"Guru, The Mad Monk" (dir. Andy Milligan, 1970) - an entry into the "Witchfinder General"/"Mark Of The Devil" stakes by everyone's favourite Staten Island-based director, and it sure is a "unique" item indeed. This one concerns Father Guru (Neil Flanagan) - who actually is really a bishop, not a monk! - whose day-to-day activities involves rounding up various unfortunates, absolving them of their supposed "sins" (one gets absolved for the "sin" of peeping!), then performs various unpleasantries on them in the name of Christ. He's aided and abetted in all this by his right-hand foil Olga (Jacqueline Webb), who provides "glamour" and sleaze in equal measure, and Igor (Jack Spencer), a leprous hunchback, who seems to be loyal to Father Guru. Various victims come and go, and Father Guru (a dead ringer at times for UK actor Rodney Bewes) chews the scenery about sin, redemption and teaching them damn villagers a thing or two about the Good Lord. Ultimately, the victims wreak their revenge on the good Guru, and he ends up meeting a truly ridiculous demise at the hands of Igor. At this point the film crashes to a sudden halt and ends.
This film bears many of the hallmarks of an Andy Milligan effort - choppy, sometimes incoherent editing, some rather wobbly camera work, a script (put together by Milligan himself) full of ripe and ludicrous emoting and dialogue, and a large amount of random stock library music. The violence/gore scenes are truly inept - I can't believe that Milligan spent more than $10 on the special effects work - and the performances (by a group of unknowns, as per usual) range from the bored/confused to the rather deranged. At 57 minutes, the film oddly enough feels about the right length; any longer, and it really would have begun to drag out considerably.

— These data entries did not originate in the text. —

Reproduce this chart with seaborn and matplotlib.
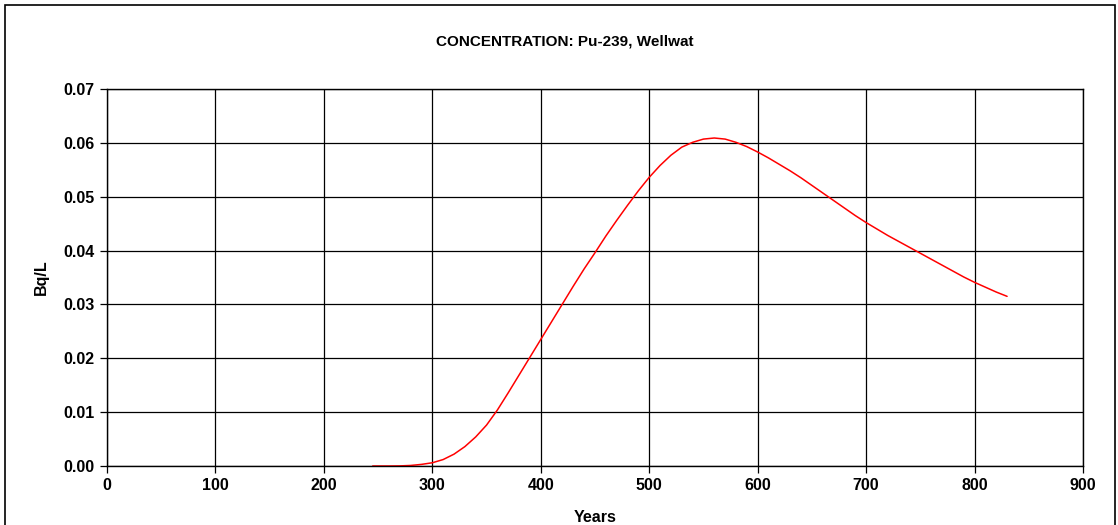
import matplotlib
matplotlib.use("Agg")
import matplotlib.pyplot as plt
import seaborn as sns
import pandas as pd
from matplotlib.patches import Rectangle

years = [245, 260, 270, 280, 290, 300, 310, 320, 330, 340, 350, 360, 370, 380, 390,
         400, 410, 420, 430, 440, 450, 460, 470, 480, 490, 500, 510, 520, 530, 540,
         550, 560, 570, 580, 590, 600, 610, 620, 630, 640, 650, 660, 670, 680, 690,
         700, 710, 720, 730, 740, 750, 760, 770, 780, 790, 800, 810, 820, 830]
conc = [0.0, 0.0, 0.00002, 0.0001, 0.0003, 0.0006, 0.0012, 0.0022, 0.0036, 0.0054,
        0.0076, 0.0104, 0.0136, 0.0169, 0.0202, 0.0235, 0.0268, 0.0301, 0.0334, 0.0366,
        0.0396, 0.0427, 0.0456, 0.0484, 0.0511, 0.0536, 0.0558, 0.0577, 0.0592, 0.0601,
        0.0607, 0.0609, 0.0607, 0.0601, 0.0593, 0.0583, 0.0572, 0.0560, 0.0548, 0.0535,
        0.0521, 0.0507, 0.0493, 0.0479, 0.0465, 0.0452, 0.0440, 0.0428, 0.0417, 0.0406,
        0.0395, 0.0384, 0.0373, 0.0362, 0.0351, 0.0341, 0.0332, 0.0323, 0.0315]

x_ticks = [0, 100, 200, 300, 400, 500, 600, 700, 800, 900]
y_ticks = [0.00, 0.01, 0.02, 0.03, 0.04, 0.05, 0.06, 0.07]
title = "CONCENTRATION: Pu-239, Wellwat"

sns.set_style("white")
plt.rcParams["font.family"] = ["Liberation Sans", "DejaVu Sans"]
plt.rcParams.update({"text.color": "black", "axes.labelcolor": "black",
                     "xtick.color": "black", "ytick.color": "black"})

fig = plt.figure(figsize=(11.18, 5.25), dpi=100)
ax = fig.add_axes([107/1118, 1-466/525, (1083-107)/1118, (466-89)/525])

df = pd.DataFrame({"Years": years, "Bq/L": conc})
sns.lineplot(data=df, x="Years", y="Bq/L", ax=ax, color="#ff0000", linewidth=1.1)

ax.set_xlim(0, 900)
ax.set_ylim(0, 0.07)
ax.set_xticks(x_ticks)
ax.set_yticks(y_ticks)
ax.set_xticklabels([str(t) for t in x_ticks], fontsize=11.5, fontweight="bold")
ax.set_yticklabels([f"{t:.2f}" for t in y_ticks], fontsize=11.5, fontweight="bold")
ax.grid(True, color="black", linewidth=0.9)
ax.set_axisbelow(True)
for s in ax.spines.values():
    s.set_color("black")
    s.set_linewidth(1.0)
ax.tick_params(axis="both", direction="out", length=5, width=0.9, color="black",
               labelcolor="black", bottom=True, left=True, pad=4)
ax.set_xlabel("Years", fontsize=11.5, fontweight="bold", labelpad=12, color="black")
ax.set_ylabel("Bq/L", fontsize=11.5, fontweight="bold", labelpad=10, color="black")

fig.text(565/1118, 1-42/525, title, ha="center", va="center",
         fontsize=11, fontweight="bold", color="black")

fig.patches.append(Rectangle((5/1118, -0.05), 1110/1118, 1.05 - 5/525, transform=fig.transFigure,
                             fill=False, edgecolor="black", linewidth=1.2))

fig.savefig("out.png", dpi=100)
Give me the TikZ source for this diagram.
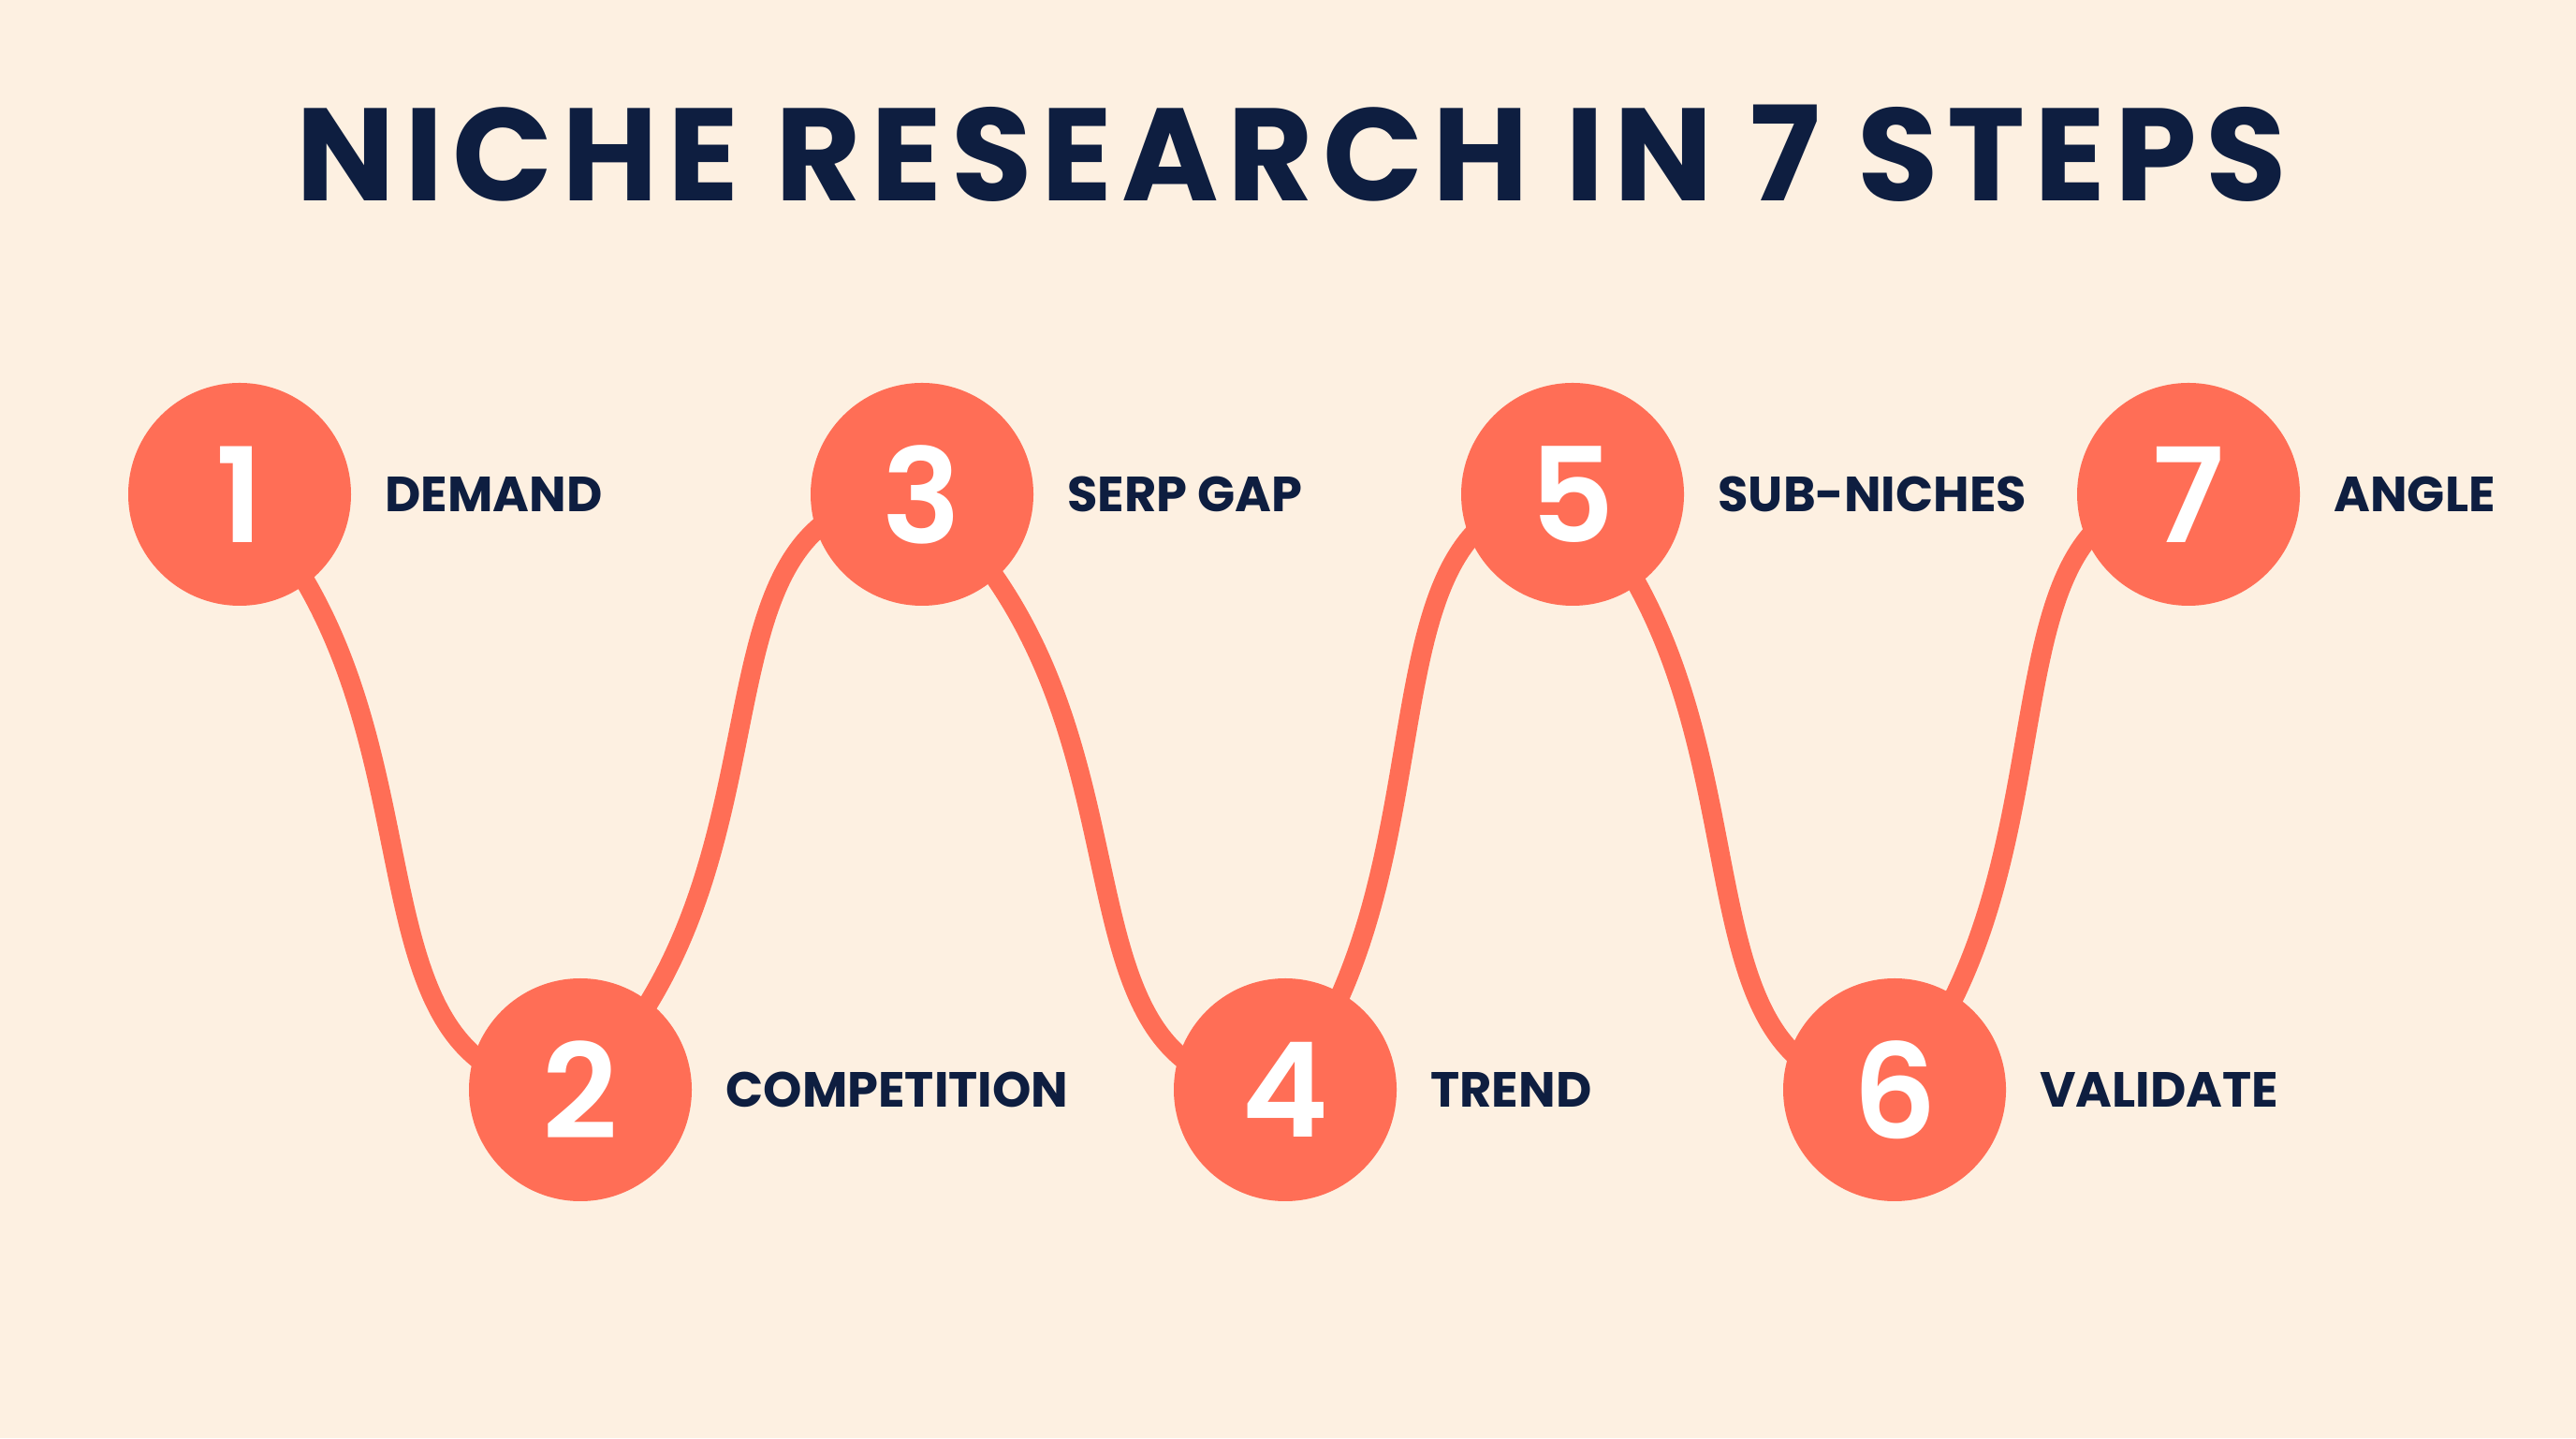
\documentclass[tikz,border=0pt]{standalone}
\usepackage{fontspec}
\setmainfont{Poppins}
\newfontfamily\digitfont{Poppins}[UprightFont=* SemiBold]
\usetikzlibrary{positioning}

\definecolor{cream}{HTML}{FDF0E1}
\definecolor{coral}{HTML}{FF6E56}
\definecolor{navy}{HTML}{0E1E40}

\pgfdeclarelayer{paper}
\pgfdeclarelayer{wave}
\pgfsetlayers{paper,wave,main}

\tikzset{
  stepdot/.style={circle, fill=coral, minimum size=2.38cm, inner sep=0pt, text=white, font=\digitfont\fontsize{40}{40}\selectfont},
  steplabel/.style={right=0.35cm of #1, inner sep=0pt, text=navy, font=\bfseries\fontsize{15}{15}\selectfont},
  wave/.style={draw=coral, line width=0.21cm},
}

\begin{document}
\begin{tikzpicture}

% Fondo
\begin{pgfonlayer}{paper}
\fill[cream] (0,0) rectangle (27.52,15.36);
\end{pgfonlayer}
\useasboundingbox (0,0) rectangle (27.52,15.36);

% Titulo
\node[text=navy, font=\bfseries\addfontfeatures{LetterSpace=7}\fontsize{40}{40}\selectfont] (title) at (13.80,13.72) {NICHE RESEARCH IN 7 STEPS};

% Pasos (arriba y abajo)
\node[stepdot] (s1) at (2.56,10.08) {1};
\node[stepdot] (s2) at (6.20,3.72) {2};
\node[stepdot] (s3) at (9.85,10.08) {3};
\node[stepdot] (s4) at (13.73,3.72) {4};
\node[stepdot] (s5) at (16.80,10.08) {5};
\node[stepdot] (s6) at (20.24,3.72) {6};
\node[stepdot] (s7) at (23.38,10.08) {7};

% Etiquetas
\node[steplabel=s1] (l1) {DEMAND};
\node[steplabel=s2] (l2) {COMPETITION};
\node[steplabel=s3] (l3) {SERP GAP};
\node[steplabel=s4] (l4) {TREND};
\node[steplabel=s5] (l5) {SUB-NICHES};
\node[steplabel=s6] (l6) {VALIDATE};
\node[steplabel=s7] (l7) {ANGLE};

% Onda entre los pasos
\begin{pgfonlayer}{wave}
\draw[wave] (s1.center) .. controls +(2.40,-2.48) and +(-2.73,0) .. (s2.center);
\draw[wave] (s2.center) .. controls +(2.50,2.48) and +(-2.70,0) .. (s3.center);
\draw[wave] (s3.center) .. controls +(2.76,-2.48) and +(-2.75,0) .. (s4.center);
\draw[wave] (s4.center) .. controls +(1.90,2.48) and +(-2.40,0) .. (s5.center);
\draw[wave] (s5.center) .. controls +(2.30,-2.48) and +(-2.55,0) .. (s6.center);
\draw[wave] (s6.center) .. controls +(2.07,2.48) and +(-2.36,0) .. (s7.center);
\end{pgfonlayer}

\end{tikzpicture}
\end{document}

You'd think that, going by the above, "Guru...." is a laughable, incompetent, grade-Z exploitation mess that deserves to be forgotten about, and indeed, 98% of film fans would agree with you. But Milligan's work has always held a fascination for me - his themes of repression, desire, conflict and ever-present violence run throughout his films, and whilst I'm never going to buy into the (utterly ridiculous) claims that Milligan was some type of zero-budget "auteur", he has shown thematic consistency throughout his career. In addition, Milligan's homosexuality (which he chose not to be open about, and he was also a frequenter of the NYC S&M scene) feeds into his work too - the sense of repressed guilt is present in this at times, and whilst he's no George Kuchar (and indeed, who is?), the gay angle of his film-making should be acknowledged. Tragically, Milligan passed away from AIDS in 1991, and spent the last couple of years of his life in considerable ill-health and poverty.
I've waited nearly 20 years to see "Guru, The Mad Monk", and was not disappointed. Milligan's films were nigh-on impossible to find in the UK for many, many years - the only one being distributed (by video) being "The Ghastly Ones" (under the re-titling of "Blood Rites") in the early 1980's, which itself ended up being clobbered under the Obscene Publications Act (for gore scenes reasons). It was only with the BFI Flipside DVD release of "The Body Beneath" a couple of years ago, that Milligan's work finally was available in general to a UK audience.
"Guru, The Mad Monk" most certainly is an acquired taste, to say the very least, but comes recommended to those interested in low-budget horror/exploitation cinema.